Most importantly, did they see themselves as different from Him in their being? For the Creator-creature distinction is at the heart of the covenant. We may only approach God if we know we are of an essence different from His.
And that last matter would become the stumbling block for Adam and Eve. Aspiring to gain knowledge reserved to God and so to become gods, they tumbled downward through a bottomless black hole and into death.
But they lived. Much is made of the garments God provided them to cover their nakedness. The previous owner of that fur became the first animal sacrificed, foreshadowing the system of burnt offerings on Israel’s altar under the Mosaic Covenant.
In His grace, God did indeed establish a system of substitutionary animal sacrifices by which His people could maintain and be restored to covenant cleanliness. But it was another form of death that hounded Adam and Eve out of their paradise and into a hostile world of hard labor, pain in childbirth and much more affliction besides.

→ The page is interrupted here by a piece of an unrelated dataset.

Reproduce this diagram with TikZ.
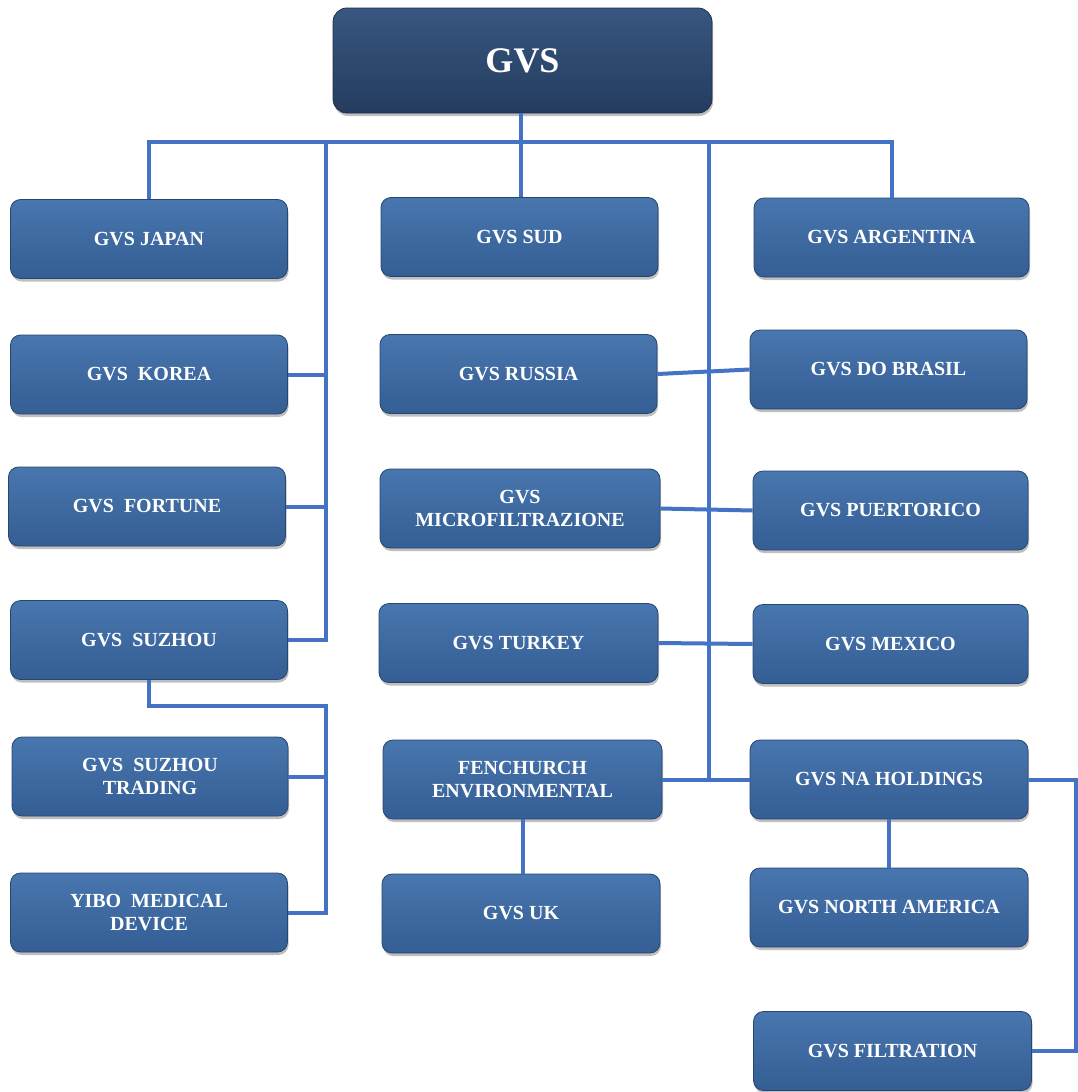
\documentclass[tikz,border=0pt]{standalone}
\usepackage{fontspec}
\setmainfont{Liberation Serif}
\usetikzlibrary{shadows}
\definecolor{conncol}{RGB}{68,114,196}
\definecolor{boxtop}{RGB}{72,118,174}
\definecolor{boxbot}{RGB}{52,94,148}
\definecolor{boxline}{RGB}{38,70,112}
\definecolor{roottop}{RGB}{56,86,128}
\definecolor{rootbot}{RGB}{36,60,95}
\tikzset{
  orgbox/.style={rectangle, rounded corners=10pt, draw=boxline, line width=0.8pt,
    top color=boxtop, bottom color=boxbot, text=white, align=center,
    font=\fontsize{20}{23}\selectfont\bfseries,
    minimum width=277pt, minimum height=79pt, inner sep=2pt,
    drop shadow={opacity=0.5, shadow xshift=1pt, shadow yshift=-3pt}},
  rootbox/.style={orgbox, top color=roottop, bottom color=rootbot, draw=rootbot!80!black,
    rounded corners=14pt, font=\fontsize{36}{40}\selectfont\bfseries,
    minimum width=379pt, minimum height=105pt},
  conn/.style={draw=conncol, line width=4pt, line join=miter}
}
\begin{document}
\begin{tikzpicture}[x=1pt,y=-1pt]
\useasboundingbox (0,0) rectangle (1078,1092);
% nodes
\node[rootbox] (gvs) at (522.5,60.5) {GVS};
\node[orgbox] (japan) at (149,239) {GVS JAPAN};
\node[orgbox] (sud) at (519.5,237) {GVS SUD};
\node[orgbox, minimum width=275pt] (arg) at (891.5,237.5) {GVS ARGENTINA};
\node[orgbox] (korea) at (149,374.5) {GVS\ \ KOREA};
\node[orgbox] (russia) at (518.5,374) {GVS RUSSIA};
\node[orgbox] (brasil) at (888.5,369.5) {GVS DO BRASIL};
\node[orgbox] (fortune) at (147,506.5) {GVS\ \ FORTUNE};
\node[orgbox, minimum width=280pt] (micro) at (520,508.5) {GVS\\MICROFILTRAZIONE};
\node[orgbox, minimum width=275pt] (puerto) at (890.5,510.5) {GVS PUERTORICO};
\node[orgbox] (suzhou) at (149,640) {GVS\ \ SUZHOU};
\node[orgbox, minimum width=279pt] (turkey) at (518.5,643) {GVS TURKEY};
\node[orgbox, minimum width=275pt] (mexico) at (890.5,644) {GVS MEXICO};
\node[orgbox, minimum width=276pt] (trading) at (150,776.5) {GVS\ \ SUZHOU\\TRADING};
\node[orgbox, minimum width=279pt] (fenchurch) at (522.5,779.5) {FENCHURCH\\ENVIRONMENTAL};
\node[orgbox, minimum width=278pt] (naholdings) at (889,779.5) {GVS NA HOLDINGS};
\node[orgbox] (yibo) at (149,912.5) {YIBO\ \ MEDICAL\\DEVICE};
\node[orgbox, minimum width=278pt] (uk) at (521,913.5) {GVS UK};
\node[orgbox, minimum width=278pt] (northam) at (889,907.5) {GVS NORTH AMERICA};
\node[orgbox, minimum width=278pt] (filtration) at (892.5,1051) {GVS FILTRATION};
% junction coordinates
\coordinate (bus) at (521,142);
\coordinate (lx) at (326,142);
\coordinate (rx) at (709,142);
\coordinate (sx) at (326,706);
\coordinate (fx) at (1076,779.5);
% connectors
\draw[conn] (gvs.south -| bus) -- (bus);
\draw[conn] (japan.north) -- (japan.north |- bus) -- (arg.north |- bus) -- (arg.north);
\draw[conn] (sud.north -| bus) -- (bus);
\draw[conn] (lx) -- (lx |- suzhou.east) -- (suzhou.east);
\draw[conn] (korea.east) -- (korea.east -| lx);
\draw[conn] (fortune.east) -- (fortune.east -| lx);
\draw[conn] (rx) -- (rx |- naholdings.west);
\draw[conn] (russia.east) -- (brasil.west);
\draw[conn] (micro.east) -- (puerto.west);
\draw[conn] (turkey.east) -- (mexico.west);
\draw[conn] (fenchurch.east) -- (naholdings.west);
\draw[conn] (suzhou.south) -- (suzhou.south |- sx) -- (sx) -- (sx |- yibo.east) -- (yibo.east);
\draw[conn] (trading.east) -- (trading.east -| sx);
\draw[conn] (fenchurch.south) -- (uk.north -| fenchurch.south);
\draw[conn] (naholdings.south) -- (northam.north -| naholdings.south);
\draw[conn] (naholdings.east) -- (fx) -- (fx |- filtration.east) -- (filtration.east);
\end{tikzpicture}
\end{document}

They died in their separation from God, the Giver of life. That was the terrible penalty for breaking covenant with their Creator.
But, “The Lord is merciful and gracious, slow to anger, and abounding in steadfast love,” (Psalm 103:8, ESV). He would create a way of salvation and restoration. Under a covenant.
So, Dr. Laura was right for the wrong person. Her caller remained bound to her husband not because he was a good guy but because the covenant is sacrosanct. As I can testify, the living witness of a godly wife availeth much. God can and does use it to bring the unbelieving partner to saving faith.
Because a covenant is a vital and precious thing, we must choose wisely and well our covenant partner . . . and, finding the right one, commit to that one body and mind, heart and soul, becoming one flesh. Amen.